Alexandra Collin : Je trouve que c’est intéressant comme point de vue, car je pense que c’est un peu inconscient lorsque je le fais. On m’a toujours dit qu’à travers mon travail artistique, il y avait ma capacité à m’adapter aux situations, aux gens. La vie nous demande toujours de nous adapter, à travers mon art, j’ouvre la porte sur quelque chose, mais la personne qui le voit peut choisir ce qu’elle veut voir. Il m’arrive, lorsque je travaille, par exemple sur Blue Hour Memories, d’y voir comme un souvenir lorsque je faisais de la photo à l’heure bleue. L’heure bleue est un moment très tranquille alors que la lumière va à une vitesse folle donc il faut capter au plus vite les moments fugaces, il faut s’adapter en un rien de temps, car c’est éphémère. C’est cette adaptation que j’ai essayé de mettre sur la toile, un moment très volatile, un moment capturé qui n’est déjà plus là.
Souley Keïta : Lorsque l’on s’intéresse à la disposition des tableaux, il y a des parties qui se composent de différentes couleurs pour atteindre à chaque fois une étape importante, par exemple Daughters of the Sun qui est le point culminant de la série couleur chaude. Est-ce qu’il y a une symbolique dans le placement des tableaux ?
Alexandra Collin : Ce qui est intéressant à travers le placement de cette série, c’est que les filles de la galerie ont eu un choix qui leur revient d’avoir placé la série de tableaux telle quelle. C’est vraiment un heureux hasard, car je travaille une série avec une idée spécifique en tête et jamais avec l’idée d’un tableau unique, cela m’est tout bonnement impossible. Les tableaux me viennent en série, je pense qu’il y a cette réflexion dans la création de mes séries.
Souley Keïta : On superpose votre humanité à cette décomposition de la nature dont les couleurs suivent un processus, un cycle. Peut-on y voir comme finalité ce cycle dans lequel si on prend le temps, on peut se trouver ou se retrouver ?
Alexandra Collin : Je pense que oui.
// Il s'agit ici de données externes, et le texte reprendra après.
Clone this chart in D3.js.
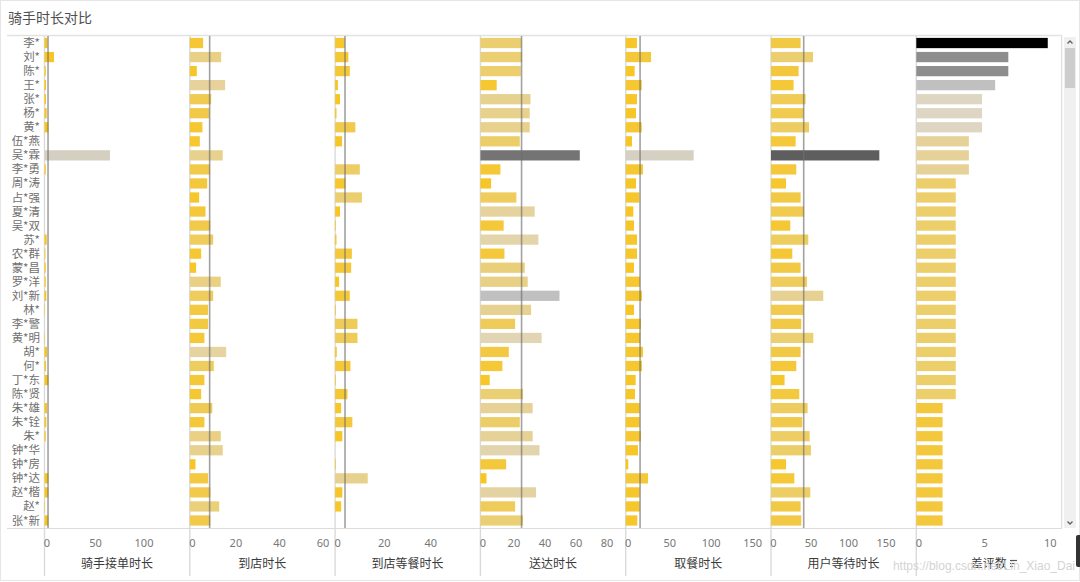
<!DOCTYPE html>
<html><head><meta charset="utf-8">
<script src="https://cdn.jsdelivr.net/npm/d3@7"></script>
<style>
body{margin:0;background:#fff;}
svg{display:block;font-family:"Noto Sans CJK SC","Noto Sans",sans-serif;}
</style>
</head><body>
<svg id="chart" width="1080" height="582"></svg>
<script>
const chartTitle = "骑手时长对比";
const riders = ["李*","刘*","陈*","王*","张*","杨*","黄*","伍*燕","吴*霖","李*勇","周*涛","占*强","夏*清","吴*双","苏*","农*群","蒙*昌","罗*洋","刘*新","林*","李*警","黄*明","胡*","何*","丁*东","陈*贤","朱*雄","朱*铨","朱*","钟*华","钟*房","钟*达","赵*楷","赵*","张*新"];
const metricNames = ["骑手接单时长","到店时长","到店等餐时长","送达时长","取餐时长","用户等待时长","差评数"];
const acceptTime   = [3.0,9.8,1.3,1.6,1.6,2.3,4.0,0,67.5,1.3,0,0,0,0,2.3,0.9,1.3,1.3,1.9,0.5,0,0.5,2.6,1.6,4.0,0,2.6,1.9,1.3,0,0,4.0,4.0,0.5,4.0];
const arriveTime   = [6.1,14.4,3.2,16.2,9.8,8.9,5.8,4.6,15.1,9.2,8.0,4.3,7.2,9.4,10.7,5.2,2.9,14.2,10.7,8.4,8.4,6.7,16.7,11.0,6.7,5.2,10.3,6.7,14.2,15.1,2.6,8.4,9.4,13.5,9.4];
const storeWait    = [4.2,5.7,6.3,1.2,2.1,0.6,8.7,3.0,0,10.6,4.4,11.5,2.1,0.3,0.6,7.2,6.9,1.7,6.3,0.3,9.6,9.6,0.7,6.6,0.3,5.3,2.6,7.4,3.1,0,0.3,14.0,3.1,2.6,0];
const deliveryTime = [26.5,26.9,26.0,10.5,32.3,31.8,31.8,25.4,64.1,12.9,6.9,23.2,35.0,15.0,37.4,15.5,28.6,30.5,51.0,32.7,22.4,39.5,18.3,14.2,6.0,27.5,33.7,25.4,33.7,38.1,16.6,3.9,35.9,22.4,27.5];
const pickupTime   = [13.6,30.5,10.8,19.3,13.6,12.4,19.3,7.6,81.9,20.8,12.4,16.4,9.2,10.0,13.6,13.6,10.0,17.2,19.6,10.0,18.4,17.6,20.8,19.6,12.0,11.2,16.9,16.9,18.4,14.8,3.1,26.9,16.9,16.9,14.0];
const userWaitTime = [39.5,56.0,36.8,30.1,46.1,43.5,50.7,32.8,144.4,33.7,20.0,39.5,44.0,25.7,49.7,28.4,39.5,48.0,69.7,43.1,40.4,56.4,39.5,33.7,18.1,37.7,48.8,41.7,51.5,53.3,20.0,31.1,52.4,39.5,40.4];
const badReviews   = [10,7,7,6,5,5,5,4,4,4,3,3,3,3,3,3,3,3,3,3,3,3,3,3,3,3,2,2,2,2,2,2,2,2,2];
const tickValues = [[0,50,100],[0,20,40,60],[0,20,40],[0,20,40,60,80],[0,50,100,150],[0,50,100,150],[0,5,10]];
const axisMax = [149.5,66.5,62.2,93.5,174.7,193.3,11.03];
const showAverage = [true,true,true,true,true,true,false];
const watermark = "https://blog.csdn.net/Lin_Xiao_Dai";

const series = [acceptTime, arriveTime, storeWait, deliveryTime, pickupTime, userWaitTime, badReviews];
const colorMax = [127, 40, 37, 85, 155, 180, 10];

const svg = d3.select("#chart");
const W = 1080, H = 582;

// frame
svg.append("rect").attr("x",0.5).attr("y",0.5).attr("width",W-1).attr("height",H-2)
  .attr("fill","#fff").attr("stroke","#e6e6e6");

svg.append("text").attr("x",8).attr("y",23).attr("font-size",14).attr("fill","#505050").text(chartTitle);
svg.append("line").attr("x1",7).attr("x2",1062).attr("y1",35.5).attr("y2",35.5)
  .attr("stroke","#e2e2e2").attr("stroke-width",1.5);

const plotTop = 36, plotBottom = 527.5;
const y = d3.scaleBand().domain(riders).range([plotTop, plotBottom]).paddingInner(0.27).paddingOuter(0.135);

// rider labels
svg.append("g").selectAll("text").data(riders).join("text")
  .attr("x",40).attr("y",d=>y(d)+y.bandwidth()/2).attr("dy","0.35em")
  .attr("text-anchor","end").attr("font-size",11.5).attr("fill","#707070").text(d=>d);

const stops = [0,0.2,0.3,0.4,0.5,0.6,0.7,1];
const stopColors = ["#f8c51c","#f4c83c","#ecce6a","#e6d298","#ded6c3","#c0c0c0","#8e8e8e","#000000"];
const colorT = d3.scaleLinear().domain(stops).range(stopColors).interpolate(d3.interpolateRgb).clamp(true);

const panelStep = 145.3, firstZero = 44.5, panelW = 145;

// plot borders
svg.append("line").attr("x1",7).attr("x2",1062).attr("y1",528.5).attr("y2",528.5).attr("stroke","#dcdcdc").attr("stroke-width",1.2);
svg.append("line").attr("x1",1061.7).attr("x2",1061.7).attr("y1",36).attr("y2",528.5).attr("stroke","#dcdcdc").attr("stroke-width",1.2);

series.forEach((vals,i)=>{
  const x0 = firstZero + i*panelStep;
  const x = d3.scaleLinear().domain([0, axisMax[i]]).range([x0, x0+panelW]);
  const g = svg.append("g");
  // separator / zero line
  g.append("line").attr("x1",x0).attr("x2",x0).attr("y1",36).attr("y2",576)
    .attr("stroke","#dadada").attr("stroke-width",1.4);
  g.selectAll("rect.bar").data(vals).join("rect").attr("class","bar")
    .attr("x",x(0)).attr("y",(d,j)=>y(riders[j]))
    .attr("width",d=>Math.max(0,x(d)-x(0))).attr("height",y.bandwidth())
    .attr("fill",d=>colorT(d/colorMax[i]));
  if(showAverage[i]){
    const m = d3.mean(vals);
    g.append("line").attr("x1",x(m)).attr("x2",x(m)).attr("y1",36).attr("y2",528)
      .attr("stroke","#6e6e6e").attr("stroke-opacity",0.65).attr("stroke-width",1.6);
  }
  // axis
  const ax = d3.axisBottom(x).tickValues(tickValues[i]).tickSize(0).tickPadding(0);
  const axg = svg.append("g").attr("transform","translate(2,539)").call(ax);
  axg.select(".domain").remove();
  axg.selectAll("text").attr("font-size",11).attr("fill","#777").attr("font-family",'"Noto Sans","Noto Sans CJK SC",sans-serif');
  // title
  const cx = x0 + panelW/2;
  svg.append("text").attr("x",cx).attr("y",568).attr("text-anchor","middle")
    .attr("font-size",12).attr("fill","#3a3a3a").text(metricNames[i]);
});

// sort icon near last title
const ix = 1010, iy = 560;
[[0,7],[3,5],[6,3]].forEach(([dy,w])=>{
  svg.append("line").attr("x1",ix).attr("x2",ix+w).attr("y1",iy+dy+0.5).attr("y2",iy+dy+0.5)
    .attr("stroke","#555").attr("stroke-width",1.2);
});

// watermark
svg.append("text").attr("x",1075).attr("y",570).attr("text-anchor","end")
  .attr("font-size",12).attr("fill","#d4d4d4").attr("font-family","Arial, Liberation Sans, sans-serif").text(watermark);

// scrollbar
svg.append("rect").attr("x",1064).attr("y",37).attr("width",12).attr("height",491).attr("fill","#f0f0f0");
svg.append("rect").attr("x",1065).attr("y",48).attr("width",10).attr("height",40).attr("fill","#cdcdcd");
svg.append("path").attr("d","M1067.5,43.5 L1070,41 L1072.5,43.5").attr("fill","none").attr("stroke","#606060").attr("stroke-width",1.3);
svg.append("path").attr("d","M1067.5,521.5 L1070,524 L1072.5,521.5").attr("fill","none").attr("stroke","#606060").attr("stroke-width",1.3);
svg.append("rect").attr("x",1076).attr("y",535).attr("width",6).attr("height",32).attr("rx",2).attr("fill","#333");
</script>
</body></html>
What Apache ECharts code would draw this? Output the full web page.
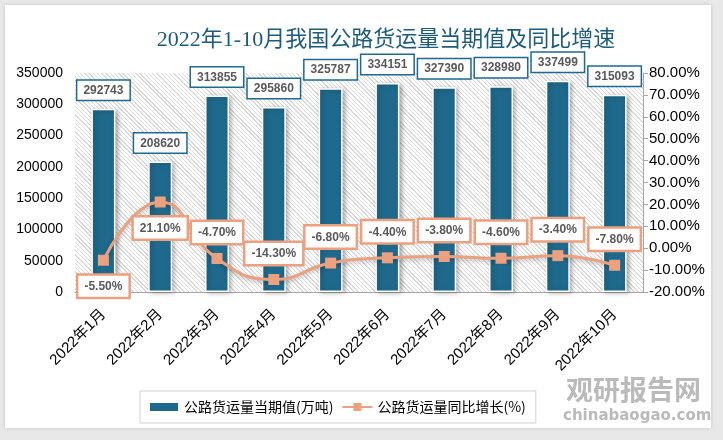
<!DOCTYPE html>
<html><head><meta charset="utf-8">
<script src="https://cdn.jsdelivr.net/npm/echarts@6/dist/echarts.min.js"></script>
<style>
html,body{margin:0;padding:0;background:#e8e8e8;}
#panel{position:absolute;left:5px;top:5px;width:706px;height:423px;background:#fff;box-shadow:0 0 4px rgba(0,0,0,0.15);}
#hatch{position:absolute;left:75px;top:73px;width:568px;height:219px;
  background:repeating-linear-gradient(45deg,#ffffff 0px,#ffffff 2px,#dadada 2px,#dadada 3px);}
#chart{position:absolute;left:0;top:0;width:723px;height:440px;}
</style></head>
<body>
<div id="panel"></div>
<div id="hatch"></div>
<div id="chart"></div>
<script>
const categories = ['2022年1月','2022年2月','2022年3月','2022年4月','2022年5月','2022年6月','2022年7月','2022年8月','2022年9月','2022年10月'];
const volume = [292743, 208620, 313855, 295860, 325787, 334151, 327390, 328980, 337499, 315093];
const growth = [-5.5, 21.1, -4.7, -14.3, -6.8, -4.4, -3.8, -4.6, -3.4, -7.8];
const growthLabelPos = ['bottom','bottom','top','top','top','top','top','top','top','top'];

const chart = echarts.init(document.getElementById('chart'), null, {renderer:'canvas'});
const barColor = '#1f6a8c';
const lineColor = '#eba07f';
chart.setOption({
  animation:false,
  title:{text:'2022年1-10月我国公路货运量当期值及同比增速', left:381, textAlign:'center', top:24,
    textStyle:{fontFamily:'"Liberation Serif","Noto Sans CJK SC",serif', fontSize:22, fontWeight:'normal', color:'#1d5b7a'}},
  grid:{left:75, right:80, top:73, bottom:148},
  legend:{left:140, top:391, width:443, height:34, padding:[9,10,9,8], itemGap:8,
    borderColor:'#d0d0d0', borderWidth:1,
    textStyle:{fontSize:14, color:'#000', fontFamily:'"Noto Sans CJK SC",sans-serif'},
    data:[{name:'公路货运量当期值(万吨)', icon:'rect', itemStyle:{color:barColor}},
          {name:'公路货运量同比增长(%)'}],
    itemWidth:30, itemHeight:10},
  xAxis:{type:'category', data:categories,
    axisLine:{lineStyle:{color:'#a6a6a6'}}, axisTick:{show:false},
    axisLabel:{rotate:45, fontSize:15, color:'#000', margin:20, interval:0,
      fontFamily:'"Liberation Sans","Noto Sans CJK SC",sans-serif'}},
  yAxis:[
    {type:'value', min:0, max:350000, interval:50000,
      axisLine:{show:false}, axisTick:{show:false}, splitLine:{show:false},
      axisLabel:{fontSize:14, color:'#000', margin:12, fontFamily:'"Liberation Sans",sans-serif',
        formatter:v=>String(v)}},
    {type:'value', min:-20, max:80, interval:10, position:'right',
      axisLine:{show:true, lineStyle:{color:'#a6a6a6'}}, axisTick:{show:true, length:5, lineStyle:{color:'#a6a6a6'}},
      splitLine:{show:false},
      axisLabel:{fontSize:15, color:'#000', margin:6, fontFamily:'"Liberation Sans",sans-serif',
        formatter:v=>v.toFixed(2)+'%'}}
  ],
  series:[
    {name:'公路货运量当期值(万吨)', type:'bar', data:volume, barWidth:24,
      itemStyle:{color:barColor, borderColor:'#fff', borderWidth:1.5, shadowColor:'rgba(0,0,0,0.35)', shadowBlur:5, shadowOffsetX:2, shadowOffsetY:1},
      label:{show:true, position:'top', distance:9, fontSize:12, fontWeight:'bold', color:'#595959',
        backgroundColor:'#fff', borderColor:barColor, borderWidth:1.5, padding:[4,6,3,6],
        fontFamily:'"Liberation Sans",sans-serif'}},
    {name:'公路货运量同比增长(%)', type:'line', yAxisIndex:1, smooth:true,
      data:growth.map((v,i)=>({value:v, label:{position:growthLabelPos[i]}})),
      symbol:'rect', symbolSize:11,
      lineStyle:{color:lineColor, width:3, shadowColor:'rgba(0,0,0,0.25)', shadowBlur:4, shadowOffsetY:2},
      itemStyle:{color:lineColor},
      label:{show:true, distance:10, fontSize:12, fontWeight:'bold', color:'#595959',
        backgroundColor:'#fff', borderColor:lineColor, borderWidth:2.5, padding:[5,6,4,6],
        formatter:p=>p.value.toFixed(2)+'%', fontFamily:'"Liberation Sans",sans-serif'}}
  ],
  graphic:[
    {type:'text', left:566, top:376, style:{text:'观研报告网', fontSize:27, fontWeight:'bold', fill:'rgba(140,140,140,0.6)', fontFamily:'"Noto Sans CJK SC",sans-serif'}},
    {type:'text', left:563, top:409, style:{text:'chinabaogao.com', fontSize:15, fontWeight:'bold', fill:'rgba(140,140,140,0.6)', fontFamily:'"DejaVu Sans",sans-serif'}}
  ]
});
</script>
</body></html>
Cette série a été réalisée pendant le confinement. Nous étions entre l’automne et l’hiver, une période interminable où nous n’avons pas eu de Noël, de Jour de l’an… En fait rien, nous n’avons rien eu et c’est à ce moment précis que je l’ai créé. On dirait que j’avais besoin de cela durant cette période, car habituellement mes œuvres sont moins colorées, moins primaires et plus en nuance. À travers cette série, j’avais besoin d’un punch de couleurs, un punch de couleurs plus tranchées. J’ai essayé de représenter, de façon abstraite, les petites choses auxquelles je pouvais me raccrocher; des choses qui pour moi ne changent pas et ne bougent pas. Lorsque je mentionne cela, je pense aux souvenirs, des souvenirs que l’on ne peut pas m’enlever, car ils sont gravés. Je pense également au changement des saisons, ils reviennent toujours. Le soleil se lève toujours, le ciel est toujours là ou même les migrations d’oiseaux. On peut s’accrocher à ces petites habilités.
Dans ces souvenirs, je peux évoquer ma mère qui me disait qu’aussitôt que j’ai été capable de marcher, je faisais une fixette sur les arbres, le ciel, je suis encore comme ça aujourd’hui, avec une fixation sur la lumière et le ciel. Il y a le côté photographe qui ressort, la lumière ne ressort pas pareil l’hiver ou l’été. De ces couleurs, il y en a que j’affectionne plus, car elles sont rattachées à mes souvenirs, notamment le vert, le bleu, le rouge.
Je vous invite dans ce doux rêve de plonger dans un océan de couleurs à travers l’univers d’Alexandra Collin. Un rêve apaisant!